Dead, Alive, Repeat

 

Days and days spent in a white room overlooking the leaves off the trees in fall. The sky is mostly gray, so is the mood, so is the feeling. But, sometimes it‘s blue up there, but somehow I keep on looking down, feeling the blue, in me. 

The same scenery, different days that pass by in a repeated 7 sequences off of a week, higher up in numbers of the date in a month, and the month changing names, repeatedly counting to 12. So are the seconds and the minutes counting repeatedly to 60 to level up and change into hours that go so slowly and so fast sometimes from 0 to 23. 

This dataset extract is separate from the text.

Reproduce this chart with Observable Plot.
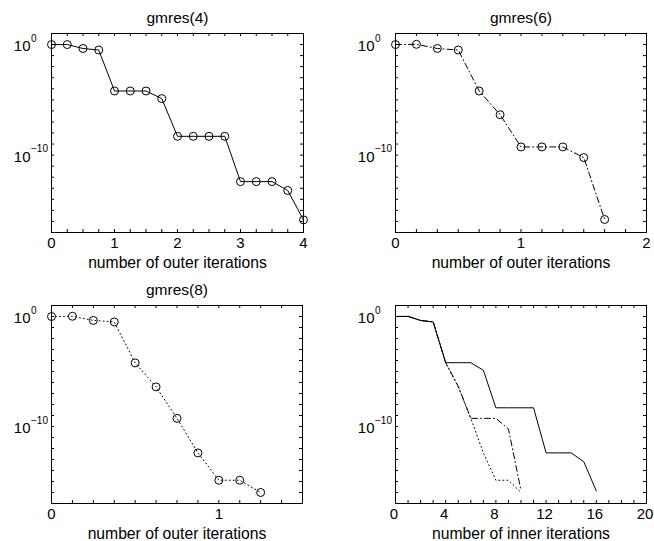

So is life that I have here. I thought life was more than breathing, changing off the sun to the moon, and to sun again, sleeping, eating, repeating. But life sadly feels only like a waiting. For each other‘s turn to die, crying for the dead, grieving, being the dead one, and the tradition goes on. 

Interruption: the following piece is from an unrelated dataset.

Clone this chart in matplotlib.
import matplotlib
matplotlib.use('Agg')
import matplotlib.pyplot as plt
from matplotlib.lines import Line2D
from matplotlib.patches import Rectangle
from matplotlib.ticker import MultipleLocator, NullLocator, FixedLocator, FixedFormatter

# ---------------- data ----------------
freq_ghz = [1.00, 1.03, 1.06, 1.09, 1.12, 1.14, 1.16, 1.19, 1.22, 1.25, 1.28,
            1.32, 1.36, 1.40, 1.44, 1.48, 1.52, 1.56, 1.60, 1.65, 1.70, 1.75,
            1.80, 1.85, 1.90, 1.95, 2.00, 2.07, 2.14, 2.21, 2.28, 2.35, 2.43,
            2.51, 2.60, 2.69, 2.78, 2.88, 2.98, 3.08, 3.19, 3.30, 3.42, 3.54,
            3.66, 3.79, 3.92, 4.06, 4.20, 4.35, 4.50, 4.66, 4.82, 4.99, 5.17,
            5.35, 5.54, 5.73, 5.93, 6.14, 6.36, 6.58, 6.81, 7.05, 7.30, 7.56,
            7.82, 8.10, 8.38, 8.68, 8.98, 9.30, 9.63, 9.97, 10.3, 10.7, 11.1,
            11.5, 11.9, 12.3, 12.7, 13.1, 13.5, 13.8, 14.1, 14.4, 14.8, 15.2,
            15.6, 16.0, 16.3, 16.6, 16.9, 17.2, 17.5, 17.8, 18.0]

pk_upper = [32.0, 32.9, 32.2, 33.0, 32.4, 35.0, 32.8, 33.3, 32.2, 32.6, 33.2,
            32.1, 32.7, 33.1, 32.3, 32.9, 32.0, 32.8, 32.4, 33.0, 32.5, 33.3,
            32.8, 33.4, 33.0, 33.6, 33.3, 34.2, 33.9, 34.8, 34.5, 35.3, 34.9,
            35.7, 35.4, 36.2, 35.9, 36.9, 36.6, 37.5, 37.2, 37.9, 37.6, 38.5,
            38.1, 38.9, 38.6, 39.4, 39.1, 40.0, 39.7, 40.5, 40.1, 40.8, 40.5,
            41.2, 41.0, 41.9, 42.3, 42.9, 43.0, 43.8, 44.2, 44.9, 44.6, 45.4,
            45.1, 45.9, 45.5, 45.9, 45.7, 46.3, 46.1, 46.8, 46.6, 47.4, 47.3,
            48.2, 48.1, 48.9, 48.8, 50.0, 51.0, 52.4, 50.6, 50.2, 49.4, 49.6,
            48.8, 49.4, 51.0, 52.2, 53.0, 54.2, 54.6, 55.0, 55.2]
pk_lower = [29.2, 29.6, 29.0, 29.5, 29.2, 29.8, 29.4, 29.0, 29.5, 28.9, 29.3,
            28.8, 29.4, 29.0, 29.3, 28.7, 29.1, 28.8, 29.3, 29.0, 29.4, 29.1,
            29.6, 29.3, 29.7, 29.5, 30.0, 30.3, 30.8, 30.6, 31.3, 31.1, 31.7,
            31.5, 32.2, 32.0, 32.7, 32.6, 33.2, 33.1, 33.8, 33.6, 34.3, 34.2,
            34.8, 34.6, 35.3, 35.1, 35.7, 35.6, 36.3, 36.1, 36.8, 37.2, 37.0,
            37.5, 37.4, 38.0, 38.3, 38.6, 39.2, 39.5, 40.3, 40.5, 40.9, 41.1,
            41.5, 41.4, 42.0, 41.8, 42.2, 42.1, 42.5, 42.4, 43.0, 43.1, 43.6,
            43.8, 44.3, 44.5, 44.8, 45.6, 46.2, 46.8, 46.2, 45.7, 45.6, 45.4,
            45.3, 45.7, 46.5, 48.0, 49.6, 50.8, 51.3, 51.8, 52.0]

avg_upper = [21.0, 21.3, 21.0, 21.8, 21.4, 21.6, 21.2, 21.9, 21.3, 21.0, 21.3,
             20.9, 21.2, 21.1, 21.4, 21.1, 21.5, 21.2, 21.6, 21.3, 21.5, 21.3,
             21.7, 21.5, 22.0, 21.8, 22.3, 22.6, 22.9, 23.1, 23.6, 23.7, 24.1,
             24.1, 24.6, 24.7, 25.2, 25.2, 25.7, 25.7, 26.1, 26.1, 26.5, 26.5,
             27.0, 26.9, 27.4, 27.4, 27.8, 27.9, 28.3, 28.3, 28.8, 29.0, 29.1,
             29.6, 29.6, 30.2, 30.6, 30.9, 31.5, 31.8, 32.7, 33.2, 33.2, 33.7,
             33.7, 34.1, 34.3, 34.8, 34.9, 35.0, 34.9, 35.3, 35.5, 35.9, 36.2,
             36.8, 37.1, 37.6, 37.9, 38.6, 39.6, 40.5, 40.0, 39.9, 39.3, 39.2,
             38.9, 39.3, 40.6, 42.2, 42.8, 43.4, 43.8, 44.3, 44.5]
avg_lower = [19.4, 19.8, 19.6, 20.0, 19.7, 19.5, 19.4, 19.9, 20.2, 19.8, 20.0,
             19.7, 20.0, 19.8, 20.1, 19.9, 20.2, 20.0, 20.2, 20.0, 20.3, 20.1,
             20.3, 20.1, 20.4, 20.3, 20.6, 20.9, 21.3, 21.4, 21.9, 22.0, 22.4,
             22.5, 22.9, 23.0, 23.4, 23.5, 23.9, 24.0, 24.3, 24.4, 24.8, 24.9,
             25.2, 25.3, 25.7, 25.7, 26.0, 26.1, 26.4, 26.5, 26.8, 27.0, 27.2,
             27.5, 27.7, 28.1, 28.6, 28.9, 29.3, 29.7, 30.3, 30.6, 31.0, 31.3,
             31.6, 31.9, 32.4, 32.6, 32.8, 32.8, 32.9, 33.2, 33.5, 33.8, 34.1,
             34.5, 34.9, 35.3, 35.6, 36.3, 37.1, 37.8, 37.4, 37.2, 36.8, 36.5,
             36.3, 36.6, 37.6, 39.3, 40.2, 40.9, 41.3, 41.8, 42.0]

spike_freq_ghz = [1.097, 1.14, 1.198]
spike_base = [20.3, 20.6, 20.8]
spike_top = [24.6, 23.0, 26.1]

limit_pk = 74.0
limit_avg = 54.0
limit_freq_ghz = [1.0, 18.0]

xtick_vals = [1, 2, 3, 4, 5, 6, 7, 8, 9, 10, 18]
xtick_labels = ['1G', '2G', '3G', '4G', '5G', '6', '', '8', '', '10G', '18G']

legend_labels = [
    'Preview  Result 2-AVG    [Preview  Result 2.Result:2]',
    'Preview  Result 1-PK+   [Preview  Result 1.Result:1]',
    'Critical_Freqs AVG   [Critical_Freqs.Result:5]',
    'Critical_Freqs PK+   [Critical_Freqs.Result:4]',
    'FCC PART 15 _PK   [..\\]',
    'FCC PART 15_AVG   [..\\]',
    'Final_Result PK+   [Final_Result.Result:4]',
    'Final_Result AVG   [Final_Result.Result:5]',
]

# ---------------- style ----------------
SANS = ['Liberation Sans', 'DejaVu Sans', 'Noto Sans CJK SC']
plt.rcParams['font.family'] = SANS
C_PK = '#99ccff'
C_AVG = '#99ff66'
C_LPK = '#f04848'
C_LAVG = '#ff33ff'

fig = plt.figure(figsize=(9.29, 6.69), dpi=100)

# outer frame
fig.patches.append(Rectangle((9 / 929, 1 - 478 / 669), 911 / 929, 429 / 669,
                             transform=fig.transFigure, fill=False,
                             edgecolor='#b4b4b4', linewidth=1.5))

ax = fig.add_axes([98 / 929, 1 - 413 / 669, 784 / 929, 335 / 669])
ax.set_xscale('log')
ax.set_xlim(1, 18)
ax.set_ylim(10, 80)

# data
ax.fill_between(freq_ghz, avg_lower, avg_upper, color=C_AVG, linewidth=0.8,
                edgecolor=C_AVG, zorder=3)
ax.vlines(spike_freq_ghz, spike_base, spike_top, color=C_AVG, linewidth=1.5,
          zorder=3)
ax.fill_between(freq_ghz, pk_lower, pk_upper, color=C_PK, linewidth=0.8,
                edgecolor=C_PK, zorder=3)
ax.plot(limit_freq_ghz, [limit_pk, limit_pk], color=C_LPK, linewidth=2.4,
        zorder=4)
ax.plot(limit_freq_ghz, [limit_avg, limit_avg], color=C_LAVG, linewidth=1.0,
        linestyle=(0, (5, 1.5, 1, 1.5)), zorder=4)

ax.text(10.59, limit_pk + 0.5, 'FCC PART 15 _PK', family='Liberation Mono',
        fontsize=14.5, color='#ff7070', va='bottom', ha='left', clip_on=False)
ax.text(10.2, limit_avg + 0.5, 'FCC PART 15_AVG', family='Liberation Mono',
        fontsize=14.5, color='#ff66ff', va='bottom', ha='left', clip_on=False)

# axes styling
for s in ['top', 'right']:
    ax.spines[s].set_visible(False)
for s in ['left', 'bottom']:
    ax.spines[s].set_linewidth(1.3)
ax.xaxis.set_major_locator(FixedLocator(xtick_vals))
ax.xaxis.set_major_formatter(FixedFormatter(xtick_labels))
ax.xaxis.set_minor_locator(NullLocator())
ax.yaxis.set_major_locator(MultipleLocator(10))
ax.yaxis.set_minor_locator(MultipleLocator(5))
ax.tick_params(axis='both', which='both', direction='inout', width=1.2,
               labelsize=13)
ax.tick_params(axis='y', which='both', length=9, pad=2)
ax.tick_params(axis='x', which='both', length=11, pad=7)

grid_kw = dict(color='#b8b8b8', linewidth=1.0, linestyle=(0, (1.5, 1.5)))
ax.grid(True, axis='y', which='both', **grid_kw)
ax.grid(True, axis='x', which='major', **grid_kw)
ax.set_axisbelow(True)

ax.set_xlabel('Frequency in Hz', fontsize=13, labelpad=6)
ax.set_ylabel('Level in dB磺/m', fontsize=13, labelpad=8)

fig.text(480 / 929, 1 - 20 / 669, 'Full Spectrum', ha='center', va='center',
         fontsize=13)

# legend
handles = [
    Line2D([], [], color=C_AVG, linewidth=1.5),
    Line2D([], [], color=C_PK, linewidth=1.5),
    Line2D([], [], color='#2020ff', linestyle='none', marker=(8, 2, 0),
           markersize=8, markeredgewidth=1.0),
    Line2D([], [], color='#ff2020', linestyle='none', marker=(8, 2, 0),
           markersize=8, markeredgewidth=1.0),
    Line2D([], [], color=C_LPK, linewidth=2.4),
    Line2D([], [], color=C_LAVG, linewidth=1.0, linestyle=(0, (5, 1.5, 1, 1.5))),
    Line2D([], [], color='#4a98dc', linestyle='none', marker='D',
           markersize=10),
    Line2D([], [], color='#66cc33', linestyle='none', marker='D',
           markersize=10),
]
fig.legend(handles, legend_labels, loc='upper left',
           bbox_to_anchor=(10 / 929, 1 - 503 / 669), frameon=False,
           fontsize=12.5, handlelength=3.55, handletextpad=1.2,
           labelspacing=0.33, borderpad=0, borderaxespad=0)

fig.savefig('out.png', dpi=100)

So I chose to do what’s most relieving. Like if I were to choose between living or dying, I’d choose neither. If I knew that life was nothing but monotony, I guess I’d choose the nonexistence. In fact, I’d love that so much at the moment. I don‘t think it’s that much enjoyable to live with so much problems, same ones you thought you went over already, all over again. Like those problems, that even if you’d change yourself for somebody else, won‘t help solving the problems. Like it’s so inevitable but yet so not-inevitable that you’re starting to question your bare existence in this whole world; how come? This again? All over again? From the start? I mean, world, life — just let me breathe, eat, sleep, enjoy my day and night like what I’m supposed to be doing. You don’t have to give me what I want, no. But just give me what I need. I feel like I‘m just causing trouble. And I don’t wanna live to serve that purpose only.